The vital set of qualities bequeathed to liberal arts students through their diverse and challenging studies, especially those with a foundation in Greek and Latin, can then enable students to carry on the production of (real) Culture (as against "reality TV" and other mind-numbing shows), and so stand in direct line with other minds and souls in our culture's history.
But as anyone can see, our dearth of liberal arts students these last few decades has changed America palpably for the worse. Real Thinking is a function of hard work over many years. It doesn't blossom just because one takes any old (especially vocational) program. It is a precious and rare flower, Liberal Arts; it demands the greatest care and nurture, which no vocational program can give or, more to the point, would know how to give. The love of and search for Truth is the key to Life: not how to write a computer program , or what a marketing survey might present!
A Liberal Arts education, in short, is about becoming a more fully-developed human being, one who then can make his or her own little (or large) contribution to the making of a more humane culture which can lift all of us above our daily troubles, griefs, and pains, and provide us with soul-changing wisdom, joy, and creativity.
But as anyone can see should they come to Asia, the lack of a liberal arts program here means that everyone is wrapped up in consumerism, materialism, sensualism, technics, and narcissism. This we too have begun to evidence in our country--and for the same reasons that can be seen in Asia: the non-existence of the Liberal Arts, which eventually, and inexorably, leads to the death ofthe human Mind and Spirit. But, alas, few seem to care...

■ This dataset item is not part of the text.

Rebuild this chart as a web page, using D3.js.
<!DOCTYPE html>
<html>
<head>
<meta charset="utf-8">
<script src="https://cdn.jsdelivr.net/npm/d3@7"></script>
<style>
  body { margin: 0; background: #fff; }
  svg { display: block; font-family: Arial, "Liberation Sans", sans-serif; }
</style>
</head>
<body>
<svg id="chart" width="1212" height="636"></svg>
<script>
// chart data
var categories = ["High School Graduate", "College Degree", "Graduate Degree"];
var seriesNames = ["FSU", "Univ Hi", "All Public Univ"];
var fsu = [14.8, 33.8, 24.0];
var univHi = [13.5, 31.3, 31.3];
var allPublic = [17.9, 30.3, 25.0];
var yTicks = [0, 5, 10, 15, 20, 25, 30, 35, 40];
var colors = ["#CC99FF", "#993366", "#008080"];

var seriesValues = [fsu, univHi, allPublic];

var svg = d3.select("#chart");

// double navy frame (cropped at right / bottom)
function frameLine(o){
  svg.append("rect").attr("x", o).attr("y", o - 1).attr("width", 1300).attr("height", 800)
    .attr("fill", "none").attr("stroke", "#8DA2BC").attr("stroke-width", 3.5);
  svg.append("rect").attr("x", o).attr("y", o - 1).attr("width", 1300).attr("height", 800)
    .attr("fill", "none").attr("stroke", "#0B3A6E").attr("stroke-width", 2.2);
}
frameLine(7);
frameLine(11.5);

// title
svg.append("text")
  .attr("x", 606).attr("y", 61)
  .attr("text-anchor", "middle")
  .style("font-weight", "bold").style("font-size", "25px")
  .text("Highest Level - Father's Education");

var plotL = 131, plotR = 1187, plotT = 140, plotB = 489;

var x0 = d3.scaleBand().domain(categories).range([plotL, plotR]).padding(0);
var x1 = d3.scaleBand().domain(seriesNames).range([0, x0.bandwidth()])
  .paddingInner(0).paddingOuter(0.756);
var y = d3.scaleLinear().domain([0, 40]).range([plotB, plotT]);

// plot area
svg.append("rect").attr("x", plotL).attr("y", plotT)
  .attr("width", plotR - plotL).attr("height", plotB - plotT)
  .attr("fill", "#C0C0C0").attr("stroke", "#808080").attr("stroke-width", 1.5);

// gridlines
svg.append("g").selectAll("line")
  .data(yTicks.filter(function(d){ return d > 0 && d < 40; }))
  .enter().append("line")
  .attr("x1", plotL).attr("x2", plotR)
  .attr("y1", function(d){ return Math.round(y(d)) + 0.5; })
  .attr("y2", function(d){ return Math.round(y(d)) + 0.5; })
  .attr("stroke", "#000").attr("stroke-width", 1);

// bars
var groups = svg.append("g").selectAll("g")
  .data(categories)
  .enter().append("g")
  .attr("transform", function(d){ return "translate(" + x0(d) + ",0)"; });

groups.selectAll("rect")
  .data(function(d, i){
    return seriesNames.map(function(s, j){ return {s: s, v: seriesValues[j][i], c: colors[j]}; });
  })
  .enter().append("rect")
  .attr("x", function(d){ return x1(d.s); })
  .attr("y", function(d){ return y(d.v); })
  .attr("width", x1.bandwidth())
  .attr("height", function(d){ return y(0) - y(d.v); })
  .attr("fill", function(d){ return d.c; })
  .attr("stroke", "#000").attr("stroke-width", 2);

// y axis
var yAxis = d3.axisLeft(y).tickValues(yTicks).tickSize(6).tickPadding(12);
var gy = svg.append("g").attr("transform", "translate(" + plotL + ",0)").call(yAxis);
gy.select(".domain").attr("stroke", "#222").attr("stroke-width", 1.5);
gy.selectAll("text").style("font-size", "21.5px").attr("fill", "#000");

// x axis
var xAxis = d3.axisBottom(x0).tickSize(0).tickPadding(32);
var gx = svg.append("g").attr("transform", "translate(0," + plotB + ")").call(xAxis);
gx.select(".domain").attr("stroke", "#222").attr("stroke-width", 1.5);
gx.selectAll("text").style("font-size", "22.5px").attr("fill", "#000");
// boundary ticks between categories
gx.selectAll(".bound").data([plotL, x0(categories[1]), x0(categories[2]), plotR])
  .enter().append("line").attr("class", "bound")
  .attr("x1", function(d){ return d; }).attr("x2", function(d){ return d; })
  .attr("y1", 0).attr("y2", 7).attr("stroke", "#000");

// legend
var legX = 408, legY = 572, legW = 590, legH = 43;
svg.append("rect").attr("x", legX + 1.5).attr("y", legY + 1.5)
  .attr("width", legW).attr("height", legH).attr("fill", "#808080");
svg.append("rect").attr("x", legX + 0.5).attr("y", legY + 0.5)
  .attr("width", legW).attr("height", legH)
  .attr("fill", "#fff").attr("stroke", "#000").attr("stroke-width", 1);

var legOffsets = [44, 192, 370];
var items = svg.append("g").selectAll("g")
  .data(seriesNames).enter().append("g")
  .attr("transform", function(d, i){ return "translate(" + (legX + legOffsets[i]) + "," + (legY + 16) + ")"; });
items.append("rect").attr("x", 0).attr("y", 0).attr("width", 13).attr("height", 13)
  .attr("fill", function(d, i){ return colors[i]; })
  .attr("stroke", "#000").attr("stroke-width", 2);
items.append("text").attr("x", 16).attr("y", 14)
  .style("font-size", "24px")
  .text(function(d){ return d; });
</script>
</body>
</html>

I have, since I wrote the above, been attending St John's College, "the great books school", and everything I wrote about a liberal arts education is absolutely true. At a school like St John's one is engaged with texts like nowhere else. One learns how to think. One begins a lifetime of reading, thinking, and writing about the most important things. Get a liberal arts education...and view the world differently--better, deeper, wiser.